==== STORED DATA

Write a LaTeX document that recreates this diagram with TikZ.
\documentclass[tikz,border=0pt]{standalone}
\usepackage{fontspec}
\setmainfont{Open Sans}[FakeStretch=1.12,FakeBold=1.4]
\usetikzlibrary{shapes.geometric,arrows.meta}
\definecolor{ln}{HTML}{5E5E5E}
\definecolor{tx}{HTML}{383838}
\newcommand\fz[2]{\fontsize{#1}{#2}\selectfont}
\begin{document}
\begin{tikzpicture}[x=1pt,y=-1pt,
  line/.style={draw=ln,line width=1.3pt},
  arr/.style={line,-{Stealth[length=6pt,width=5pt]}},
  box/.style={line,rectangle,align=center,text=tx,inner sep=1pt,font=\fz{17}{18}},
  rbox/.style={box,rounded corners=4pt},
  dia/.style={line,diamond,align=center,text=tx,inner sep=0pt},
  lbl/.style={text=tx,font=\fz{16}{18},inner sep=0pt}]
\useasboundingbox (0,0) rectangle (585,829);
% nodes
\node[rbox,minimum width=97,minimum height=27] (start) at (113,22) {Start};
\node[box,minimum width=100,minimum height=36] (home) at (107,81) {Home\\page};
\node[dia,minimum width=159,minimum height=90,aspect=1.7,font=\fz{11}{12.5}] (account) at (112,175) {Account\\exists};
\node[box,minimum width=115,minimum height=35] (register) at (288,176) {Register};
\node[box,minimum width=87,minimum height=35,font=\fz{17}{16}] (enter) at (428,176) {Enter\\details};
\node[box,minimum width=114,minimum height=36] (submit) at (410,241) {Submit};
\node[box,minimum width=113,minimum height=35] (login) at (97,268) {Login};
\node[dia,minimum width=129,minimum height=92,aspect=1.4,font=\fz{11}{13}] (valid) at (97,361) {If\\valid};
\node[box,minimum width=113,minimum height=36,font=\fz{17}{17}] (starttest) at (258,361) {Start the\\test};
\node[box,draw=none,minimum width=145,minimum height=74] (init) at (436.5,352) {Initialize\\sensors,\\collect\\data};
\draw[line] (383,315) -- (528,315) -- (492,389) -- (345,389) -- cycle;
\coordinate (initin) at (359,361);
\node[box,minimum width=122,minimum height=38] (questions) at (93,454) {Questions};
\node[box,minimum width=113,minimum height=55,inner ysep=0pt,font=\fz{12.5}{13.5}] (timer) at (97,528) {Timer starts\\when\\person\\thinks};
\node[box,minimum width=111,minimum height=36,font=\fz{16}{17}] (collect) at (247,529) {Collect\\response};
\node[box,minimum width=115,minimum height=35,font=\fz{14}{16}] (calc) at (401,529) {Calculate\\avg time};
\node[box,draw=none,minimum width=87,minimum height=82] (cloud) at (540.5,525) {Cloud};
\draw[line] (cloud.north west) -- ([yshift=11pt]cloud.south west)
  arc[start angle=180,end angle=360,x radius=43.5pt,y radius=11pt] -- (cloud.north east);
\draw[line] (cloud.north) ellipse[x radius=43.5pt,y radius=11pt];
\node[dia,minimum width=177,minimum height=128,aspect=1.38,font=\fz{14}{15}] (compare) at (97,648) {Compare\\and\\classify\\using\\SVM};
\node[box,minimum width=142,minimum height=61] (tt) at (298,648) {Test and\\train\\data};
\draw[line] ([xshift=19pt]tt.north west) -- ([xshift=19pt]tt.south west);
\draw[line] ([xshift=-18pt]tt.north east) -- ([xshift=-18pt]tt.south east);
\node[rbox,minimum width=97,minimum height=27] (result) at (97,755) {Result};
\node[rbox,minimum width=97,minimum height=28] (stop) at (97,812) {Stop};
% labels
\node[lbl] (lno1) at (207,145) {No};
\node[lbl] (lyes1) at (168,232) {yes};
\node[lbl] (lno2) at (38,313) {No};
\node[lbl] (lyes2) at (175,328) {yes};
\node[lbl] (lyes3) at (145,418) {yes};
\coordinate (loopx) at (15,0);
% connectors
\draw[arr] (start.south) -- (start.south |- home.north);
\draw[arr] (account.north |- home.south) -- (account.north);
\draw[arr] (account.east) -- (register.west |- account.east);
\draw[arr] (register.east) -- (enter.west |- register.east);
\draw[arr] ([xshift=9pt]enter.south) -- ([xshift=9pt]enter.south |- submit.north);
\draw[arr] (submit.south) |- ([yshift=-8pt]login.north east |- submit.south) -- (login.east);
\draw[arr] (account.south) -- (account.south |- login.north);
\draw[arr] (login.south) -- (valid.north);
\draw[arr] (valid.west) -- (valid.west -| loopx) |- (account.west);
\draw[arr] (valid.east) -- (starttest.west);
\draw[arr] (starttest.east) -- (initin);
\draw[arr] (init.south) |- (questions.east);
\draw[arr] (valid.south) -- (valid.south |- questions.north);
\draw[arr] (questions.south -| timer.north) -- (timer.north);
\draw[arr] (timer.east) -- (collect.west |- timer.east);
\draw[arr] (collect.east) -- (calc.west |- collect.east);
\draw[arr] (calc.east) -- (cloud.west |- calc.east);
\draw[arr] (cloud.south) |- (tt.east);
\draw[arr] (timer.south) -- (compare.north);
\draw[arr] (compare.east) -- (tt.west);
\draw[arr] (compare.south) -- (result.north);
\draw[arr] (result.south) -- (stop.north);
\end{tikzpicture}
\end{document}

========

GOAL
Reproduce the whole listing word for word.

WRITTEN ANSWER
Write a LaTeX document that recreates this diagram with TikZ.
\documentclass[tikz,border=0pt]{standalone}
\usepackage{fontspec}
\setmainfont{Open Sans}[FakeStretch=1.12,FakeBold=1.4]
\usetikzlibrary{shapes.geometric,arrows.meta}
\definecolor{ln}{HTML}{5E5E5E}
\definecolor{tx}{HTML}{383838}
\newcommand\fz[2]{\fontsize{#1}{#2}\selectfont}
\begin{document}
\begin{tikzpicture}[x=1pt,y=-1pt,
  line/.style={draw=ln,line width=1.3pt},
  arr/.style={line,-{Stealth[length=6pt,width=5pt]}},
  box/.style={line,rectangle,align=center,text=tx,inner sep=1pt,font=\fz{17}{18}},
  rbox/.style={box,rounded corners=4pt},
  dia/.style={line,diamond,align=center,text=tx,inner sep=0pt},
  lbl/.style={text=tx,font=\fz{16}{18},inner sep=0pt}]
\useasboundingbox (0,0) rectangle (585,829);
% nodes
\node[rbox,minimum width=97,minimum height=27] (start) at (113,22) {Start};
\node[box,minimum width=100,minimum height=36] (home) at (107,81) {Home\\page};
\node[dia,minimum width=159,minimum height=90,aspect=1.7,font=\fz{11}{12.5}] (account) at (112,175) {Account\\exists};
\node[box,minimum width=115,minimum height=35] (register) at (288,176) {Register};
\node[box,minimum width=87,minimum height=35,font=\fz{17}{16}] (enter) at (428,176) {Enter\\details};
\node[box,minimum width=114,minimum height=36] (submit) at (410,241) {Submit};
\node[box,minimum width=113,minimum height=35] (login) at (97,268) {Login};
\node[dia,minimum width=129,minimum height=92,aspect=1.4,font=\fz{11}{13}] (valid) at (97,361) {If\\valid};
\node[box,minimum width=113,minimum height=36,font=\fz{17}{17}] (starttest) at (258,361) {Start the\\test};
\node[box,draw=none,minimum width=145,minimum height=74] (init) at (436.5,352) {Initialize\\sensors,\\collect\\data};
\draw[line] (383,315) -- (528,315) -- (492,389) -- (345,389) -- cycle;
\coordinate (initin) at (359,361);
\node[box,minimum width=122,minimum height=38] (questions) at (93,454) {Questions};
\node[box,minimum width=113,minimum height=55,inner ysep=0pt,font=\fz{12.5}{13.5}] (timer) at (97,528) {Timer starts\\when\\person\\thinks};
\node[box,minimum width=111,minimum height=36,font=\fz{16}{17}] (collect) at (247,529) {Collect\\response};
\node[box,minimum width=115,minimum height=35,font=\fz{14}{16}] (calc) at (401,529) {Calculate\\avg time};
\node[box,draw=none,minimum width=87,minimum height=82] (cloud) at (540.5,525) {Cloud};
\draw[line] (cloud.north west) -- ([yshift=11pt]cloud.south west)
  arc[start angle=180,end angle=360,x radius=43.5pt,y radius=11pt] -- (cloud.north east);
\draw[line] (cloud.north) ellipse[x radius=43.5pt,y radius=11pt];
\node[dia,minimum width=177,minimum height=128,aspect=1.38,font=\fz{14}{15}] (compare) at (97,648) {Compare\\and\\classify\\using\\SVM};
\node[box,minimum width=142,minimum height=61] (tt) at (298,648) {Test and\\train\\data};
\draw[line] ([xshift=19pt]tt.north west) -- ([xshift=19pt]tt.south west);
\draw[line] ([xshift=-18pt]tt.north east) -- ([xshift=-18pt]tt.south east);
\node[rbox,minimum width=97,minimum height=27] (result) at (97,755) {Result};
\node[rbox,minimum width=97,minimum height=28] (stop) at (97,812) {Stop};
% labels
\node[lbl] (lno1) at (207,145) {No};
\node[lbl] (lyes1) at (168,232) {yes};
\node[lbl] (lno2) at (38,313) {No};
\node[lbl] (lyes2) at (175,328) {yes};
\node[lbl] (lyes3) at (145,418) {yes};
\coordinate (loopx) at (15,0);
% connectors
\draw[arr] (start.south) -- (start.south |- home.north);
\draw[arr] (account.north |- home.south) -- (account.north);
\draw[arr] (account.east) -- (register.west |- account.east);
\draw[arr] (register.east) -- (enter.west |- register.east);
\draw[arr] ([xshift=9pt]enter.south) -- ([xshift=9pt]enter.south |- submit.north);
\draw[arr] (submit.south) |- ([yshift=-8pt]login.north east |- submit.south) -- (login.east);
\draw[arr] (account.south) -- (account.south |- login.north);
\draw[arr] (login.south) -- (valid.north);
\draw[arr] (valid.west) -- (valid.west -| loopx) |- (account.west);
\draw[arr] (valid.east) -- (starttest.west);
\draw[arr] (starttest.east) -- (initin);
\draw[arr] (init.south) |- (questions.east);
\draw[arr] (valid.south) -- (valid.south |- questions.north);
\draw[arr] (questions.south -| timer.north) -- (timer.north);
\draw[arr] (timer.east) -- (collect.west |- timer.east);
\draw[arr] (collect.east) -- (calc.west |- collect.east);
\draw[arr] (calc.east) -- (cloud.west |- calc.east);
\draw[arr] (cloud.south) |- (tt.east);
\draw[arr] (timer.south) -- (compare.north);
\draw[arr] (compare.east) -- (tt.west);
\draw[arr] (compare.south) -- (result.north);
\draw[arr] (result.south) -- (stop.north);
\end{tikzpicture}
\end{document}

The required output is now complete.